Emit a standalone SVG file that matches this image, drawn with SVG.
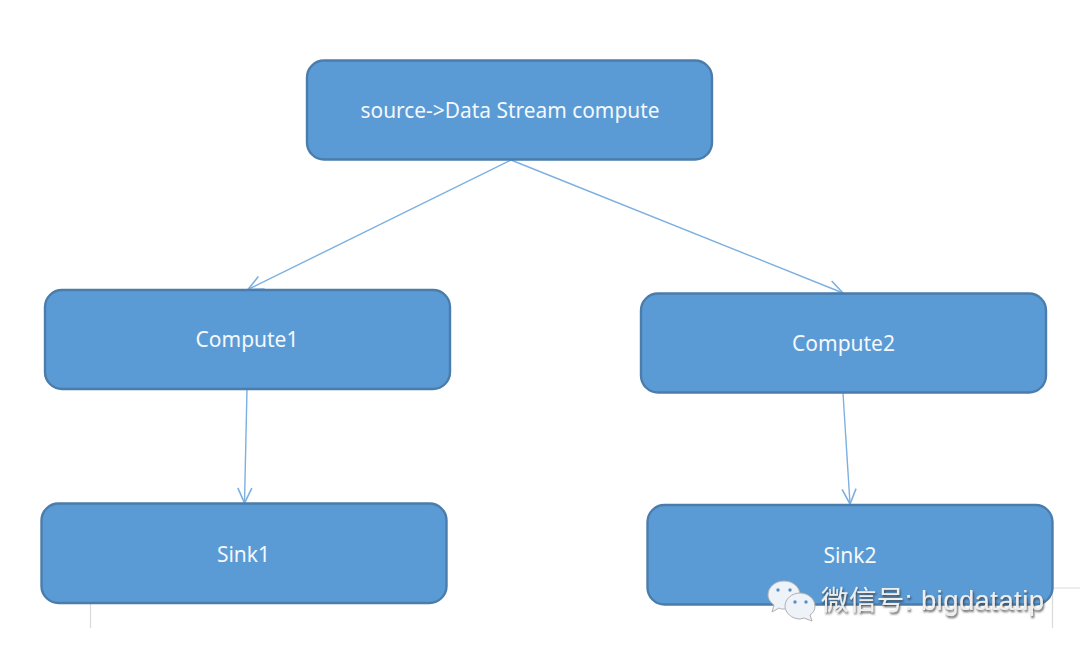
<svg xmlns="http://www.w3.org/2000/svg" width="1080" height="653" viewBox="0 0 1080 653">
<style>
.box{fill:#5b9bd5;stroke:#4a7dab;stroke-width:2.4}
.lbl{font-family:"Noto Sans","Open Sans","Liberation Sans",sans-serif;font-size:21px;fill:#f4f8fc;text-anchor:middle}
.wm{font-family:"Liberation Sans","Noto Sans CJK SC",sans-serif;font-size:27.5px;fill:#eeeeee}
.conn{fill:none;stroke:#7cb0e0;stroke-width:1.4}
.page{fill:none;stroke:#d9d9d9;stroke-width:1.2}
.bub{fill:#eef3f9;stroke:#b0b0b0;stroke-width:1}
.eye{fill:#5b8fbf}
</style>
<defs>
<filter id="shadow" x="-5%" y="-20%" width="110%" height="150%">
<feDropShadow dx="1" dy="2" stdDeviation="0.8" flood-color="#333" flood-opacity="0.85"/>
</filter>
<marker id="open" markerUnits="userSpaceOnUse" markerWidth="20" markerHeight="20" viewBox="-16 -10 18 20" refX="0" refY="0" orient="auto">
<path d="M-15,-7 L0,0 L-15,7" fill="none" stroke="#7cb0e0" stroke-width="1.6"/>
</marker>
</defs>
<rect width="1080" height="653" fill="#fff"/>
<g id="page-marks">
<path class="page" d="M90.500,603V628"/>
<path class="page" d="M1052.500,588H1080M1052.500,588V628"/>
</g>
<g id="connectors">
<line class="conn" x1="511" y1="160" x2="248" y2="289.500" marker-end="url(#open)"/>
<line class="conn" x1="511" y1="160" x2="843" y2="293" marker-end="url(#open)"/>
<line class="conn" x1="247" y1="389" x2="244.500" y2="503" marker-end="url(#open)"/>
<line class="conn" x1="843" y1="393" x2="850" y2="504" marker-end="url(#open)"/>
</g>
<g id="node-source">
<rect class="box" x="307" y="60.500" width="405" height="99" rx="17"/>
<text class="lbl" x="510" y="118" textLength="299" lengthAdjust="spacingAndGlyphs">source-&gt;Data Stream compute</text>
</g>
<g id="node-compute1">
<rect class="box" x="45" y="290" width="405" height="99" rx="17"/>
<text class="lbl" x="247" y="347">Compute1</text>
</g>
<g id="node-compute2">
<rect class="box" x="641" y="293.500" width="405" height="99" rx="17"/>
<text class="lbl" x="843.500" y="351">Compute2</text>
</g>
<g id="node-sink1">
<rect class="box" x="41.500" y="503.500" width="405" height="99.500" rx="17"/>
<text class="lbl" x="243.500" y="561.500">Sink1</text>
</g>
<g id="node-sink2">
<rect class="box" x="647.500" y="505" width="405" height="99.500" rx="17"/>
<text class="lbl" x="850" y="562.500">Sink2</text>
</g>
<g id="watermark">
<path class="bub" d="M784,581c9,0 16,6 16,14c0,8 -7,14 -16,14c-2,0 -3,0 -5,-1l-7,4l2,-7c-3,-2 -6,-6 -6,-10c0,-8 7,-14 16,-14z"/>
<circle class="eye" cx="778" cy="590" r="1.700"/><circle class="eye" cx="790" cy="590" r="1.700"/>
<path class="bub" d="M800,593c8,0 15,6 15,13c0,4 -2,7 -5,9l2,6l-8,-3c-1,0 -3,1 -4,1c-8,0 -15,-6 -15,-13c0,-7 7,-13 15,-13z"/>
<circle class="eye" cx="795" cy="602" r="1.700"/><circle class="eye" cx="806" cy="602" r="1.700"/>
<text class="wm" x="821" y="610" filter="url(#shadow)" textLength="223">微信号: bigdatatip</text>
</g>
</svg>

- - -

### What is asked
Leave the images out and output the remaining material exactly as it stands.

### Full solution
Emit a standalone SVG file that matches this image, drawn with SVG.
<svg xmlns="http://www.w3.org/2000/svg" width="1080" height="653" viewBox="0 0 1080 653">
<style>
.box{fill:#5b9bd5;stroke:#4a7dab;stroke-width:2.4}
.lbl{font-family:"Noto Sans","Open Sans","Liberation Sans",sans-serif;font-size:21px;fill:#f4f8fc;text-anchor:middle}
.wm{font-family:"Liberation Sans","Noto Sans CJK SC",sans-serif;font-size:27.5px;fill:#eeeeee}
.conn{fill:none;stroke:#7cb0e0;stroke-width:1.4}
.page{fill:none;stroke:#d9d9d9;stroke-width:1.2}
.bub{fill:#eef3f9;stroke:#b0b0b0;stroke-width:1}
.eye{fill:#5b8fbf}
</style>
<defs>
<filter id="shadow" x="-5%" y="-20%" width="110%" height="150%">
<feDropShadow dx="1" dy="2" stdDeviation="0.8" flood-color="#333" flood-opacity="0.85"/>
</filter>
<marker id="open" markerUnits="userSpaceOnUse" markerWidth="20" markerHeight="20" viewBox="-16 -10 18 20" refX="0" refY="0" orient="auto">
<path d="M-15,-7 L0,0 L-15,7" fill="none" stroke="#7cb0e0" stroke-width="1.6"/>
</marker>
</defs>
<rect width="1080" height="653" fill="#fff"/>
<g id="page-marks">
<path class="page" d="M90.500,603V628"/>
<path class="page" d="M1052.500,588H1080M1052.500,588V628"/>
</g>
<g id="connectors">
<line class="conn" x1="511" y1="160" x2="248" y2="289.500" marker-end="url(#open)"/>
<line class="conn" x1="511" y1="160" x2="843" y2="293" marker-end="url(#open)"/>
<line class="conn" x1="247" y1="389" x2="244.500" y2="503" marker-end="url(#open)"/>
<line class="conn" x1="843" y1="393" x2="850" y2="504" marker-end="url(#open)"/>
</g>
<g id="node-source">
<rect class="box" x="307" y="60.500" width="405" height="99" rx="17"/>
<text class="lbl" x="510" y="118" textLength="299" lengthAdjust="spacingAndGlyphs">source-&gt;Data Stream compute</text>
</g>
<g id="node-compute1">
<rect class="box" x="45" y="290" width="405" height="99" rx="17"/>
<text class="lbl" x="247" y="347">Compute1</text>
</g>
<g id="node-compute2">
<rect class="box" x="641" y="293.500" width="405" height="99" rx="17"/>
<text class="lbl" x="843.500" y="351">Compute2</text>
</g>
<g id="node-sink1">
<rect class="box" x="41.500" y="503.500" width="405" height="99.500" rx="17"/>
<text class="lbl" x="243.500" y="561.500">Sink1</text>
</g>
<g id="node-sink2">
<rect class="box" x="647.500" y="505" width="405" height="99.500" rx="17"/>
<text class="lbl" x="850" y="562.500">Sink2</text>
</g>
<g id="watermark">
<path class="bub" d="M784,581c9,0 16,6 16,14c0,8 -7,14 -16,14c-2,0 -3,0 -5,-1l-7,4l2,-7c-3,-2 -6,-6 -6,-10c0,-8 7,-14 16,-14z"/>
<circle class="eye" cx="778" cy="590" r="1.700"/><circle class="eye" cx="790" cy="590" r="1.700"/>
<path class="bub" d="M800,593c8,0 15,6 15,13c0,4 -2,7 -5,9l2,6l-8,-3c-1,0 -3,1 -4,1c-8,0 -15,-6 -15,-13c0,-7 7,-13 15,-13z"/>
<circle class="eye" cx="795" cy="602" r="1.700"/><circle class="eye" cx="806" cy="602" r="1.700"/>
<text class="wm" x="821" y="610" filter="url(#shadow)" textLength="223">微信号: bigdatatip</text>
</g>
</svg>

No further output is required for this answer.